Before we attempt to answer these questions, let’s look at the other side.  Until recently secularism in general and Marxism in particular posited that morality was one thing that would disappear with religion.  In the new world order, morality would vanish.  For many on the left, the morality that needed to go away the fastest was and is sexual morality, and that’s certainly the case today, as those who visited Boulder High School last spring reminded us.

But if you look at liberals in the US today, you will find some of the most moralistic and self-righteous rhetoric around.  It’s been that way for the last half century.  Liberals consistently use morally loaded terms such as "corruption," "hypocrisy," and the like.  Today people who are on the defensive about their behaviour come back with the inevitable "I’m not a bad person."  Really?  Wasn’t the purpose of all of the "advances" we were making to eliminate the separation of people into good and bad?

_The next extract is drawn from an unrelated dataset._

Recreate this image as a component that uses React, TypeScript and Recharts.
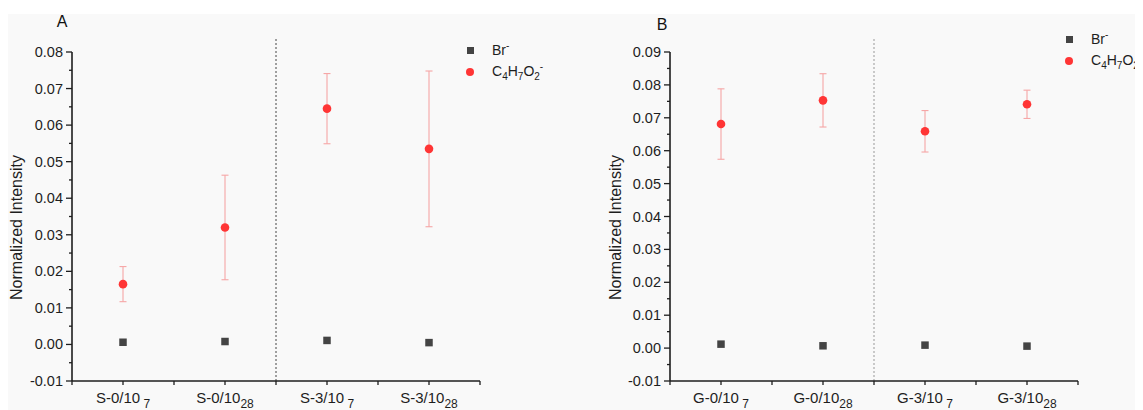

The simple truth is that neither side–for better or worse–is trying to abolish morality.  The difference comes when we consider the ideas as to where morality comes from.

Christians routinely think of morality as coming down from God.  How this actually plays out varies some, but the basic idea is there.  Christians thus consider what leftists and secularists come up with is a rejection of morality.  If you’re talking about a Marxist, this is true.  But there are very few Marxists out there these days.

On the other side, secularists reject morality coming from God but cannot bring themselves to dispense with it.  The key to the dilemma on the left is contained in the article: one source of what people think is moral or not comes from community standards.  This is correct; people are socialised in to thinking that certain behaviour is correct and others isn’t, and that distinction is usually posited in moral terms.  If you can get the legal system to sync with what people think is right and wrong, all the better.

That being the case, if your objective is to change society, a component of that is to change community standards, shared values, or whatever you would like to call these things.  In doing so you change what people think is moral or not, thus replacing one system of morality with another.  That’s the objective of much of what we see on the left, and if we end up with a bunch of pushy, self-righteous loudmouths to enforce this and make others miserable, so be it.

My challenge is directed in two ways:

To the Christians: Christians need to see that morality isn’t the objective; fidelity to the commandments of God, irrespective of what the community standards are, is.  Christians needs to also remember that it’s unrealistic to expect non-Christian people to exercise Christian morality.

To the secularists: What’s scientific about defining and enforcing behaviour with community standards, other than it works?  If we change community standards, where do they come from?  Why are they legitimate?  Community standards go hand in hand with the famous excuse, "We’ve always done it this way?"  What’s scientific about that?